San Miguel Beer and 188BET were the sponsor of the tournament prior to 2007, when this slot was taken over by Guinness.

==Format==
In each leg, the 24 players are divided into 8 groups having 3 players each. The players in a particular group play in round-robin where the one who's on top moves into the quarter finals.

From the group stages to the quarter finals, the matchers are race to 9. The semis and final matches are race to 11. Also in the semi-finals and finals, a player must win by at least 2 racks. This means he can 11–9. If the other player manages to makes 10-10, the match goes into extra racks, one of them will have to make 12-10 or 13–11 to win. The maximum extension is up to 13, so it is also a win for a player to score 13–12.

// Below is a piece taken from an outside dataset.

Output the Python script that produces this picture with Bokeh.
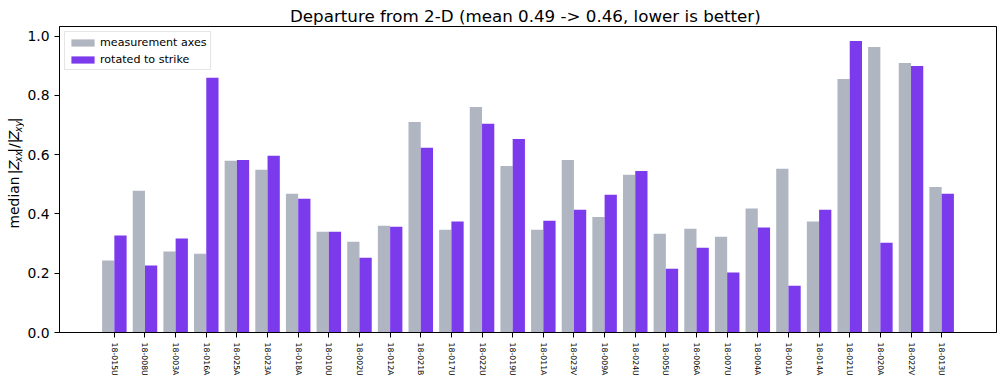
import math

from bokeh.embed import file_html
from bokeh.layouts import row
from bokeh.models import (ColumnDataSource, FixedTicker, Label, Legend,
                          LegendItem, NumeralTickFormatter, Range1d)
from bokeh.plotting import figure
from bokeh.resources import INLINE
from bokeh.transform import dodge

# --- data -------------------------------------------------------------------
stations = [
    "18-015U", "18-008U", "18-003A", "18-016A", "18-025A", "18-023A", "18-018A",
    "18-010U", "18-002U", "18-012A", "18-021B", "18-017U", "18-022U", "18-019U",
    "18-011A", "18-023V", "18-009A", "18-024U", "18-005U", "18-006A", "18-007U",
    "18-004A", "18-001A", "18-014A", "18-021U", "18-020A", "18-022V", "18-013U",
]
measurement_axes = [
    0.243, 0.478, 0.273, 0.266, 0.579, 0.549, 0.468,
    0.340, 0.306, 0.360, 0.710, 0.347, 0.761, 0.562,
    0.347, 0.582, 0.390, 0.532, 0.333, 0.350, 0.323,
    0.418, 0.552, 0.374, 0.855, 0.963, 0.909, 0.491,
]
rotated_to_strike = [
    0.327, 0.226, 0.317, 0.859, 0.582, 0.596, 0.451,
    0.340, 0.252, 0.357, 0.623, 0.374, 0.704, 0.653,
    0.377, 0.414, 0.465, 0.545, 0.215, 0.286, 0.202,
    0.354, 0.158, 0.414, 0.983, 0.303, 0.899, 0.468,
]

GRAY = "#b0b6c1"
PURPLE = "#7c3aed"
FONT = "DejaVu Sans"

n = len(stations)
idx = list(range(n))
bar_w = 0.4

# axis limits with 5 % margins around the bar extent
x_span = (n - 1) + 2 * bar_w
x_lo = -bar_w - 0.05 * x_span
x_hi = (n - 1) + bar_w + 0.05 * x_span
y_lo = 0.0
y_hi = 1.05 * max(max(measurement_axes), max(rotated_to_strike))

mean_meas = sum(measurement_axes) / n
mean_rot = sum(rotated_to_strike) / n

# page geometry (pixels)
W, H = 1000, 380
LABEL_W = 24                     # strip holding the y-axis title
LEFT, RIGHT, TOP, BOTTOM = 57, 4, 26, 48
frame_h = H - TOP - BOTTOM

src = ColumnDataSource(dict(idx=idx, meas=measurement_axes, rot=rotated_to_strike))

p = figure(
    width=W - LABEL_W, height=H,
    x_range=Range1d(x_lo, x_hi), y_range=Range1d(y_lo, y_hi),
    output_backend="svg", toolbar_location=None,
    min_border_left=LEFT - LABEL_W, min_border_right=RIGHT,
    min_border_top=TOP, min_border_bottom=BOTTOM,
)
p.title.text = f"Departure from 2-D  (mean {mean_meas:.2f} -> {mean_rot:.2f}, lower is better)"
p.title.align = "center"
p.title.text_font = FONT
p.title.text_font_size = "16.7px"
p.title.text_font_style = "normal"
p.title.text_color = "black"
p.title.standoff = 2

p.xgrid.visible = False
p.ygrid.visible = False
p.outline_line_color = "black"
p.outline_line_width = 1
p.background_fill_color = "white"
p.border_fill_color = "white"

r_meas = p.vbar(x=dodge("idx", -bar_w / 2), top="meas", width=bar_w, source=src,
                fill_color=GRAY, line_color=None)
r_rot = p.vbar(x=dodge("idx", bar_w / 2), top="rot", width=bar_w, source=src,
               fill_color=PURPLE, line_color=None)

# x axis: station names, vertical
xa = p.xaxis[0]
xa.ticker = FixedTicker(ticks=idx)
xa.major_label_overrides = {i: s for i, s in enumerate(stations)}
xa.major_label_orientation = "vertical"
xa.major_label_text_font = FONT
xa.major_label_text_font_size = "7.8px"
xa.major_label_text_color = "black"
xa.major_label_standoff = 5
xa.major_tick_out = 5
xa.major_tick_in = 0
xa.minor_tick_line_color = None
xa.axis_line_color = "black"
xa.major_tick_line_color = "black"

# y axis
ya = p.yaxis[0]
ya.ticker = FixedTicker(ticks=[0.0, 0.2, 0.4, 0.6, 0.8, 1.0])
ya.formatter = NumeralTickFormatter(format="0.0")
ya.major_label_text_font = FONT
ya.major_label_text_font_size = "13.9px"
ya.major_label_text_color = "black"
ya.major_label_standoff = 5
ya.major_tick_out = 5
ya.major_tick_in = 0
ya.minor_tick_line_color = None
ya.axis_line_color = "black"
ya.major_tick_line_color = "black"

legend = Legend(items=[
    LegendItem(label="measurement axes", renderers=[r_meas]),
    LegendItem(label="rotated to strike", renderers=[r_rot]),
], location="top_left")
legend.margin = 5
legend.padding = 3
legend.spacing = 3
legend.glyph_width = 29
legend.glyph_height = 9
legend.label_height = 14
legend.label_standoff = 3
legend.label_text_font = FONT
legend.label_text_font_size = "11.1px"
legend.label_text_color = "black"
legend.border_line_color = "#cccccc"
legend.border_line_width = 1
legend.background_fill_color = "white"
legend.background_fill_alpha = 0.8
p.add_layout(legend)

# narrow strip to the left carrying the y-axis title with subscripts;
# its data space is plain pixels (x from left, y from bottom)
ylab = figure(
    width=LABEL_W, height=H,
    x_range=Range1d(0, LABEL_W), y_range=Range1d(0, H),
    x_axis_type=None, y_axis_type=None,
    output_backend="svg", toolbar_location=None, min_border=0,
)
ylab.outline_line_color = None
ylab.xgrid.visible = False
ylab.ygrid.visible = False
ylab.border_fill_color = "white"
ylab.background_fill_color = "white"

label_pieces = [
    # text, style, size(px), subscript shift(px), glyph length(px), advance(px)
    ("median", "normal", 13.9, 0.0, 52.0, 61.0),
    ("|", "normal", 13.9, 0.0, 6.0, 6.0),
    ("Z", "italic", 13.9, 0.0, 10.5, 10.5),
    ("xx", "italic", 9.7, 3.0, 11.5, 11.5),
    ("|/|", "normal", 13.9, 0.0, 15.0, 15.0),
    ("Z", "italic", 13.9, 0.0, 10.5, 10.5),
    ("xy", "italic", 9.7, 3.0, 11.5, 11.5),
    ("|", "normal", 13.9, 0.0, 5.0, 5.0),
]
total_len = sum(pc[5] for pc in label_pieces)
baseline_px = 18
mid_from_bottom = BOTTOM + frame_h / 2
cursor = mid_from_bottom - total_len / 2
for text, style, size, shift, glyph_len, adv in label_pieces:
    # each piece is centred on its own slot along the rotated baseline
    ylab.add_layout(Label(
        x=baseline_px + shift - 0.3 * size, y=cursor + glyph_len / 2,
        text=text, angle=math.pi / 2, angle_units="rad",
        text_align="center", text_baseline="middle",
        text_font=FONT, text_font_size=f"{size}px", text_font_style=style,
        text_color="black",
    ))
    cursor += adv

layout = row(ylab, p, spacing=0)
open("out.html", "w").write(file_html(layout, INLINE))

A shot clock of 45 seconds is used with one extension for each player per rack. Failing to shoot within the clock will fine the player US$50.

The "alternating " rule is enforced.

Starting in 2008, the final will be a race to 11 racks affair and the "at least 2 racks to win" rule has been scrapped.

==Tournament results==

===San Miguel era===

| Year | Location | Winner | Score | Runner-up |
| 2003 | Singapore | TPE Yang Ching-shun | 11-7 | PHL Warren Kiamco |
| Philippines | PHL Efren Reyes | 11-2 | PHL Warren Kiamco |
| 2004 | Singapore | PHL Efren Reyes (2) | 11-4 | PHL Warren Kiamco |
| Vietnam | PHL Efren Reyes (3) | 11-9 | TPE Chao Fong-pang |
| Hong Kong | TPE Yang Ching-shun (2) | 11-9 | TPE Hsia Hui-kai |
| Taiwan | PHL Efren Reyes (4) | 12-10 | KOR Jeong Young Hwa |
| Philippines | PHL Lee Vann Corteza | 13-11 | PHL Francisco Bustamante |
| 2005 | Singapore | PHL Gandy Valle | 11-9 | TPE Wu Jia-qing |
| Indonesia (Jakarta) | PHL Efren Reyes (5) | 11-6 | TPE Yang Ching-shun |
| Taiwan (Kaohsiung) | TPE Yang Ching-shun (3) | 11-3 | HKG Au Chi-wai |
| Philippines (Manila) | PHL Ronato Alcano | 11-6 | TPE Yang Ching-shun |
| 2006 | Vietnam (Ho Chi Minh City) | PHL Efren Reyes (6) | 11-6 | CHN Li Hewen |
| Thailand (Bangkok) | PHL Ramil Gallego | 11-8 | HKG Au Chi-wai |
| Taiwan (Kaohsiung) | PHL Rodolfo Luat | 11-7 | TPE Hsia Hui-kai |
| Indonesia (Jakarta) | PHL Efren Reyes (7) | 11-6 | IDN Ricky Yang |

===Guinness era===

| Year | Location | Winner | Score | Runner-up |
| 2007 | Indonesia (Jakarta) | TPE Chang Jung-lin | 11-5 | PHI Lee Vann Corteza |
| Taiwan (Kaohsiung) | TPE Yang Ching-shun (4) | 11-6 | TPE Chao Fong-pang |
| Malaysia (Genting Highlands) | TPE Chang Jung-lin (2) | 11-8 | IND Dharminder Lilly |
| Singapore | TPE Yang Ching-shun (5) | 11-8 | MAS Ibrahim Bin Amir |
| China (Shanghai) | TPE Yang Ching-shun (6) | 12-10 | PHI Ronato Alcano |
| Indonesia (Bali) | TPE Chang Jung-lin (3) | 11-8 | PHI Lee Vann Corteza |
| 2008 | Taiwan (Taipei) | TPE Chang Jung-lin (4) | 11-5 | PHI Joven Bustamante |
| Malaysia (Penang) | TPE Chang Jung-lin (5) | 11-7 | TPE Wang Hung-hsiang |
| Malaysia (Genting Highlands) | TPE Chang Jung-lin (6) | 11-6 | PHI Antonio Gabica |
| Singapore | PHL Alex Pagulayan | 11-6 | PHI Dennis Orcollo |
| China (Guangzhou) | PHI Dennis Orcollo | 11-9 | TPE Wang Hung-hsiang |
| Indonesia (Jakarta) | TPE Yang Ching-shun (7) | 11-9 | TPE Wu Jia-qing |

==Trivia==
- There were supposed to be 5 legs in 2003. But the other 3 were cancelled because of the SARS outbreak.
- All those who won a leg in the tour each won $10,000 for 1st place. However, Efren Reyes earned $20,000 for winning the Manila leg in 2003.